At a first glance, this doesn't look too good.

It seems to be a general issue with mixing
protection by dispatch disabling with blocking
synchronization.

 From a dispatching disabled section, blocking
primitives must not be used (very much like
thy must not be used from an ISR) - obviously, the
blocking is effectively delayed until leaving
the the outermost dispatching disabled scope
-- with possibliy desastrous consequences!

However, I still cannot see how 'malloc()' fits
into the picture -- AFAIK, no kernel code calls
C-library code??? How does 'rtems_start_task()'
(do you mean rtems_task_start() ?) call 'malloc()' ???

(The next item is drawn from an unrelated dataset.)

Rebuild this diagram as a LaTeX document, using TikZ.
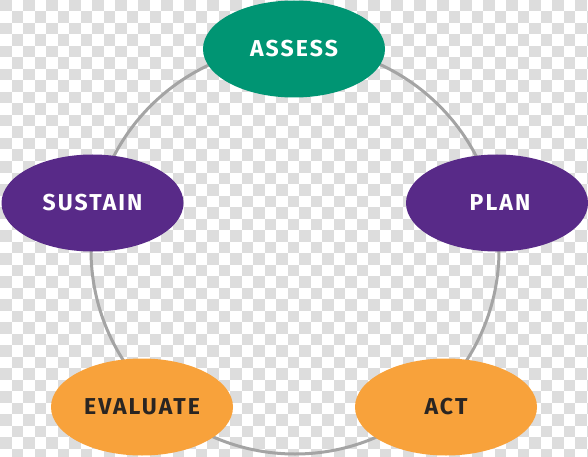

You didn't call malloc from a user extension, did you?

-- Till

Phil Torre wrote:
> As unlikely as it sounds, I think we have found a bug in _CORE_mutex_Seize()
> which violates mutual exclusion.
> 
> This pertains to rtems-4.6.0pre4 running on MPC860 with an unsubmitted BSP.
> The sequence of events goes like this:
> 
> 
> 1.	Thread 1 (Init) is running at priority 1.  It creates and starts 
> 	thread 2 (notification_task) at priority 196.  Since thread 2 is
> 	at a lower priority, it doesn't start executing yet.
> 
> 2.	Thread 1 sleeps with rtems_task_wake_after(10 ms) to wait for some
> 	external hardware to do something.  As soon as it goes to sleep,
> 	thread 2 is now runnable and starts executing.
> 
> 3.	Thread 2 does some stuff, and then calls malloc().  Halfway through
> 	rtems_region_get_segment(), the 10ms timer set by thread 1 expires.
> 	We do a context switch and thread 1 is now running.
> 
> 	** Before it lost the CPU, thread 2 had successfully called
> **
> 	** _RTEMS_Lock_allocator().  _RTEMS_Allocator_Mutex is held by	**
> 	** thread 2 when the context switch back to thread 1 occurs.	**
> 
> 4.	Thread 1 now calls rtems_start_task(), which invokes malloc(), which
> calls
> 	rtems_region_get_segment(), which calls _RTEMS_Lock_allocator().
> 
> 	_RTEMS_Lock_allocator() returns, *without blocking*.  The allocator
> 	mutex is still held by thread 2, yet thread 1 proceeds in the belief
> 	that it has the mutex.
> 
> 	More detail:
> 	When thread 1 calls rtems_task_start() in step #4, that function
> 	calls _Thread_Get() on the task we want to start.  As a side effect,
> 	_Thread_Get() increments _Thread_Dispatch_disable_level to 1.
> 
> 	Shortly thereafter, _User_extensions_Thread_start() is called, which
> 	calls libc_start_hook(), which calls calloc()->malloc()->
> 	
> rtems_region_get_segment()->_RTEMS_Lock_allocator()->_CORE_mutex_Seize().
> 	(Note that _Thread_Dispatch_disable_level is stil 1.)
> 	_CORE_mutex_Seize_interrupt_trylock() returns 1 (as it should), so
> we
> 	call _Thread_Disable_dispatch() (disable level is now 2!) followed
> by
> 	_CORE_mutex_Seize_interrupt_blocking() to block on the mutex.
> 	
> 	Because _Thread_Dispatch_disable_level is 2, the call to
> _Thread_Enable_dispatch()
> 	just decrements it to 1 and returns without calling
> _Thread_Dispatch().
> 	Thread 1 now happily proceeds to corrupt the heap free block chain.
> 	
> 
> I don't understand the semantics of _Thread_Dispatch_disable_level well
> enough to
> provide a patch.  For now we will work around it by making sure our tasks
> don't call
> malloc() at the same time.  Hopefully those with deep kernel understanding
> can
> take a look at this and tell me if I'm smoking crack.  :)
> 
> -Phil
>